Over the next few days, seventy six beavers parachuted down into the wilderness meadows.

Almost every one made it. During an early drop a lashing slipped, and a beaver wriggled free, clambered on top of his falling box, and surfed the open air for a few seconds. Had he stayed put, all would have been well. Instead he leapt or slipped near the ground and did not survive, the operation’s only loss.

Geronimo, fittingly, claimed a seat on the very first flight, sent off with three young females for company. Each drop cost taxpayers about seven dollars, most of the parachutes were gathered up and reused, and within months the new arrivals were already felling trees and raising dams.

What seventy six parachutes actually built

Here is why any of it mattered.

Beavers are ecosystem engineers. Their dams create wetlands, clean the water, slow erosion, and open up rich habitat for fish, birds, and countless other creatures. Quietly, they also help stabilize the water supply that people depend on.

The beavers dropped into that valley did exactly that. The wild basin they rebuilt is now part of one of the largest protected roadless areas in the lower 48 states.

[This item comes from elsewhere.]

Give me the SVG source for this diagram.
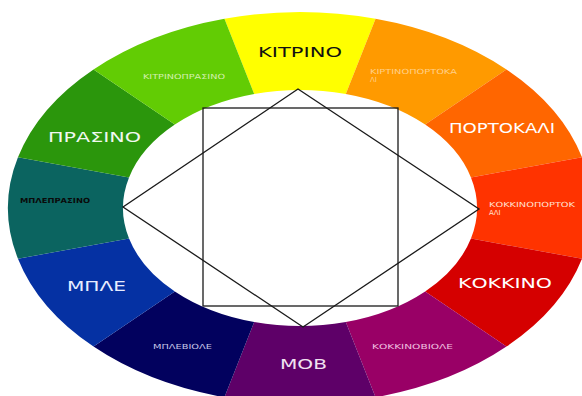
<svg xmlns="http://www.w3.org/2000/svg" width="582" height="396" viewBox="0 0 582 396">
<style>
.big{font-family:"DejaVu Sans","Liberation Sans",sans-serif;font-size:14px;fill:#ffffff}
.sm{font-family:"DejaVu Sans","Liberation Sans",sans-serif;font-size:7px;fill:#ffffff}
.ln{fill:none;stroke:#1a1a1a;stroke-width:1.3}
</style>
<rect x="0" y="0" width="582" height="396" fill="#ffffff"/>
<g id="kitrino">
<path d="M224.43,18.68 A292,196 0 0 1 375.57,18.68 L345.81,94.02 A177,118 0 0 0 254.19,94.02 Z" fill="#ffff00"/>
<text class="big" x="258" y="57" textLength="84" lengthAdjust="spacingAndGlyphs" style="fill:#111111">ΚΙΤΡΙΝΟ</text>
</g>
<g id="kitrinoportokali">
<path d="M375.57,18.68 A292,196 0 0 1 506.47,69.41 L425.16,124.56 A177,118 0 0 0 345.81,94.02 Z" fill="#ff9a00"/>
<text class="sm" x="370" y="74" textLength="87" lengthAdjust="spacingAndGlyphs" style="fill:#ffd08a">ΚΙΡΤΙΝΟΠΟΡΤΟΚΑ</text>
<text class="sm" x="370" y="82" style="fill:#ffd08a">ΛΙ</text>
</g>
<g id="portokali">
<path d="M506.47,69.41 A292,196 0 0 1 582.04,157.28 L470.96,177.46 A177,118 0 0 0 425.16,124.56 Z" fill="#ff6600"/>
<text class="big" x="449" y="133" textLength="106" lengthAdjust="spacingAndGlyphs">ΠΟΡΤΟΚΑΛΙ</text>
</g>
<g id="kokkinoportokali">
<path d="M582.04,157.28 A292,196 0 0 1 582.04,258.72 L470.96,238.54 A177,118 0 0 0 470.96,177.46 Z" fill="#ff3300"/>
<text class="sm" x="489" y="207" textLength="86" lengthAdjust="spacingAndGlyphs" style="fill:#ffe0d0">ΚΟΚΚΙΝΟΠΟΡΤΟΚ</text>
<text class="sm" x="489" y="215" style="fill:#ffe0d0">ΑΛΙ</text>
</g>
<g id="kokkino">
<path d="M582.04,258.72 A292,196 0 0 1 506.47,346.59 L425.16,291.44 A177,118 0 0 0 470.96,238.54 Z" fill="#d50000"/>
<text class="big" x="458" y="288" textLength="94" lengthAdjust="spacingAndGlyphs">ΚΟΚΚΙΝΟ</text>
</g>
<g id="kokkinoviole">
<path d="M506.47,346.59 A292,196 0 0 1 375.57,397.32 L345.81,321.98 A177,118 0 0 0 425.16,291.44 Z" fill="#990066"/>
<text class="sm" x="372" y="349" textLength="81" lengthAdjust="spacingAndGlyphs" style="fill:#f0c0e0">ΚΟΚΚΙΝΟΒΙΟΛΕ</text>
</g>
<g id="mov">
<path d="M375.57,397.32 A292,196 0 0 1 224.43,397.32 L254.19,321.98 A177,118 0 0 0 345.81,321.98 Z" fill="#5e0068"/>
<text class="big" x="280" y="369" textLength="47" lengthAdjust="spacingAndGlyphs" style="fill:#f0e0f0">ΜΟΒ</text>
</g>
<g id="mpleviole">
<path d="M224.43,397.32 A292,196 0 0 1 93.53,346.59 L174.84,291.44 A177,118 0 0 0 254.19,321.98 Z" fill="#02015e"/>
<text class="sm" x="153" y="349" textLength="59" lengthAdjust="spacingAndGlyphs" style="fill:#c8c8e8">ΜΠΛΕΒΙΟΛΕ</text>
</g>
<g id="mple">
<path d="M93.53,346.59 A292,196 0 0 1 17.96,258.72 L129.04,238.54 A177,118 0 0 0 174.84,291.44 Z" fill="#0531a3"/>
<text class="big" x="67" y="291" textLength="59" lengthAdjust="spacingAndGlyphs" style="fill:#e8ecff">ΜΠΛΕ</text>
</g>
<g id="mpleprasino">
<path d="M17.96,258.72 A292,196 0 0 1 17.96,157.28 L129.04,177.46 A177,118 0 0 0 129.04,238.54 Z" fill="#0b6460"/>
<text class="sm" x="20" y="203" textLength="70" lengthAdjust="spacingAndGlyphs" style="fill:#0a0a0a;font-weight:bold">ΜΠΛΕΠΡΑΣΙΝΟ</text>
</g>
<g id="prasino">
<path d="M17.96,157.28 A292,196 0 0 1 93.53,69.41 L174.84,124.56 A177,118 0 0 0 129.04,177.46 Z" fill="#2b960c"/>
<text class="big" x="48" y="142" textLength="93" lengthAdjust="spacingAndGlyphs" style="fill:#f0f8f0">ΠΡΑΣΙΝΟ</text>
</g>
<g id="kitrinoprasino">
<path d="M93.53,69.41 A292,196 0 0 1 224.43,18.68 L254.19,94.02 A177,118 0 0 0 174.84,124.56 Z" fill="#62cc04"/>
<text class="sm" x="143" y="79" textLength="82" lengthAdjust="spacingAndGlyphs" style="fill:#d4f0b0">ΚΙΤΡΙΝΟΠΡΑΣΙΝΟ</text>
</g>
<g id="connectors">
<rect class="ln" x="203" y="108" width="195" height="198"/>
<polygon class="ln" points="298,89 479,209 303,327 123,207"/>
</g>
</svg>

And the payoff is still visible today. When a wildfire tore through Idaho beaver country in 2018, the ground the beavers had soaked and flooded stayed stubbornly green while everything around it burned, a contrast so sharp it showed up in NASA satellite images.

A plan that looked like pure madness, boxes of animals raining from a plane, ended up planting a living, fireproof landscape that has outlasted almost everyone who once watched it drift down from the sky.

The accident that is now becoming a strategy

Here is the twist that makes a story from 1948 matter right now.

For most of the last century, beavers were treated as pests and killed by the thousands. Then the West began to burn. As megafires and deep droughts hammered the region, researchers kept noticing the same thing. The patches of land that stubbornly refused to burn, the green islands in a sea of ash, were almost always the wetlands that beavers had built.

The numbers are striking. Beaver wetlands tend to burn only about a third as much as the land around them, and they can hold many times more water through a punishing drought. So agencies have started doing on purpose what Idaho once did by accident.

In 2024, California made its beaver restoration program permanent and began returning the animals to the landscape for the first time in roughly seventy years. In 2025, National Geographic sent a team back to Idaho, of all places, to photograph beavers as a frontline weapon against wildfire.

Which means those seventy six parachuting beavers were never just a strange footnote. They were a clumsy, decades early preview of one of the cheapest climate tools we have. The wild idea that once fell out of a plane is quietly turning into a plan.